Tuesday, 18 March 2014

Paying interest on reserves is a nonsense.

Frances Coppola (if I’ve got her right) argues here that where commercial banks have unprecedented amounts of reserves, the central bank can still control lending by uping the interest paid on those reserves. But that throws up an absurdity, as follows.
If I decided to keep thousands under my matress in the form of physical cash, and someone suggested that government / central bank / taxpayers should pay me interest for that useless activity, that would be regarded as a joke. But physical cash is base money: just like reserves. I.e. paying interest on reserves is as absurd as paying people to keep cash under their matress.
I suggest the solution to that absurdity is that the currency issuer, ideally, should never pay anyone simply to hold currency. Instead, demand should be controlled by controlling the AMOUNT of currency issued. And indeed the latter policy has been or is advocated by others: e.g. Prof. Richard Werner, Positive Money, Warren Mosler and (as far as I can see) Milton Friedman at one point in his career. Thus if and when central banks start dishing out large amounts of taxpayers’ money to banks (and hence bank customers) for effectively keeping cash under their matresses, the latter individuals and groups will have a good chortle.
Moreover, two recent studies have shown that interest rate adjustments are pretty ineffective in regulating demand. See here and here.


  1. Frances gets the wrong end of the stick IMO.

    Just think of a bank that always lends and never bothers with deposits. It just goes to the discount window all the time and gets the Central bank to lend to it directly.

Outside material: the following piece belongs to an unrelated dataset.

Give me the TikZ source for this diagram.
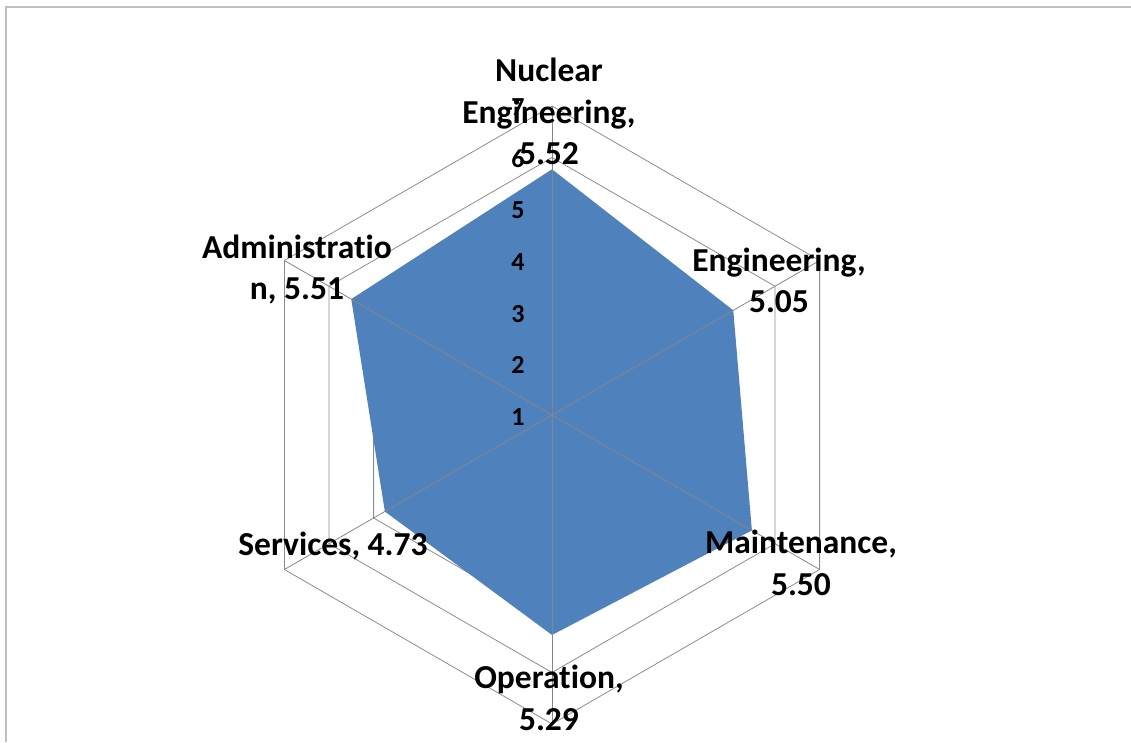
\documentclass[tikz,border=0pt]{standalone}
\usepackage{fontspec}
\setmainfont{Carlito}[Ligatures=NoCommon,Contextuals=NoAlternate]
\usetikzlibrary{calc}
\definecolor{framegray}{HTML}{BFBFBF}
\definecolor{gridgray}{HTML}{8C8C8C}
\definecolor{spokegray}{HTML}{868686}
\definecolor{seriesblue}{HTML}{4F81BD}
\tikzset{
  framestyle/.style={draw=framegray,line width=2pt},
  ringstyle/.style={draw=gridgray,line width=0.8pt},
  spokestyle/.style={draw=spokegray,line width=0.8pt},
  datastyle/.style={fill=seriesblue,draw=none},
  catlabel/.style={font=\fontsize{33.5}{41.5}\selectfont\bfseries,align=center,inner sep=0pt,anchor=base,text=black},
  axlabel/.style={font=\fontsize{26}{30}\selectfont\bfseries,inner sep=0pt,anchor=center,text=black}
}
\begin{document}
\begin{tikzpicture}[x=1pt,y=1pt]
\useasboundingbox (0,0) rectangle (1131,742);
\draw[framestyle] (6,0) -- (6,734.5) -- (1131,734.5);
\coordinate (C) at (552,327);
% rings
\foreach \k in {1,...,6}{
  \pgfmathsetmacro{\r}{\k*51.5}
  \draw[ringstyle,shift={(C)}] (90:\r) -- (30:\r) -- (-30:\r) -- (-90:\r) -- (-150:\r) -- (150:\r) -- cycle;
}
% data
\fill[datastyle,shift={(C)}] (90:245.7) -- (30:209.3) -- (-30:230.8) -- (-90:220) -- (-150:193) -- (150:231.8) -- cycle;
% spokes
\coordinate (vN) at ($(C)+(90:309)$);
\coordinate (vE) at ($(C)+(30:309)$);
\coordinate (vM) at ($(C)+(-30:309)$);
\coordinate (vO) at ($(C)+(-90:309)$);
\coordinate (vS) at ($(C)+(-150:309)$);
\coordinate (vA) at ($(C)+(150:309)$);
\foreach \v in {vN,vE,vM,vO,vS,vA}{\draw[spokestyle] (C) -- (\v);}
% axis labels
\foreach \k in {1,...,7}{
  \node[axlabel] (ax\k) at (518,{742-(417-(\k-1)*51.7)}) {\k};
}
% category labels (anchor = baseline of last line)
\node[catlabel] (lN) at (549,577) {Nuclear\\Engineering,\\5.52};
\node[catlabel] (lE) at (779,429) {Engineering,\\5.05};
\node[catlabel] (lM) at (801,147) {Maintenance,\\5.50};
\node[catlabel] (lO) at (549,12) {Operation,\\5.29};
\node[catlabel] (lS) at (333,187) {Services, 4.73};
\node[catlabel] (lA) at (297,442) {Administratio\\n, 5.51};
\end{tikzpicture}
\end{document}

    That's the outer limit. A bank will always lend to a creditworthy borrower prepared to pay a price above that charged at the discount window.

    Which is why Warren says that we should just cut out all the inter bank crap and effectively make all regulated banks go straight to the discount window - by providing a central bank overdraft.

    1. Yes but in Warren’s zero interest rate world, what rate would banks pay at the discount window? I don’t like the idea of the rate being 0%, if that’s what you’re suggesting.

      As to regulating demand, and as a leading MMTer Warren would presumably go along with having govt / central bank just create new money and spend it (and/or cut taxes) so as to control demand. As to banks, looking for funds, I suspect he’d favor leaving them to borrow from whoever they can at whatever rate of interest they can. It could be in that scenario that bank share and bondholders and depositors would want and average of 5% or even 10% for funding banks.

      If banks in that scenario were suddenly allowed to go running to the discount window and borrow at 0%, that might at a stretch be excusable in an emergency, but I don’t approve that “free money” as a permanent source of funds for banks.

  2. The confusion between currency, reserves, and XXXX continues!

    If money was simply a physical object like gold or currency, the confusion would be considerably less. Gold would be the easiest because it is difficult to increase in quantity. Currency introduces a degree of complexity because anyone can print currency.

    A third degree of complexity comes when central depositories are used. Known as 'banks', central depositories dispense with physical holding of either gold or currency and instead use strict accounting.

    The strict accounting fails as a physical record when deposits are loaned and dispersed to third parties. After dispersal with subsequent redeposit into the banking system, (two or even) more claims can come to exist on each physical dollar originally deposited. The possible existence of dual (or even more than two) claims on each original physical dollar is the cause of bank runs.

    Now I agree with you that it is nonsense to pay interest on reserves UNLESS the goal of the Central Bank is simply to transfer funds to the operating interface banks. The Central Bank might do this if they wanted to keep the interface banks solvent in a time of weak demand for additional money. Apparently something is causing more money to flow into the economy than the economy can use.

    A future discussion might explore if too much money is REALLY being supplied. "Too much" would probably be coming from government expenditures but most economist will not agree that government expenditures actually increase the money supply. Plenty to discuss here.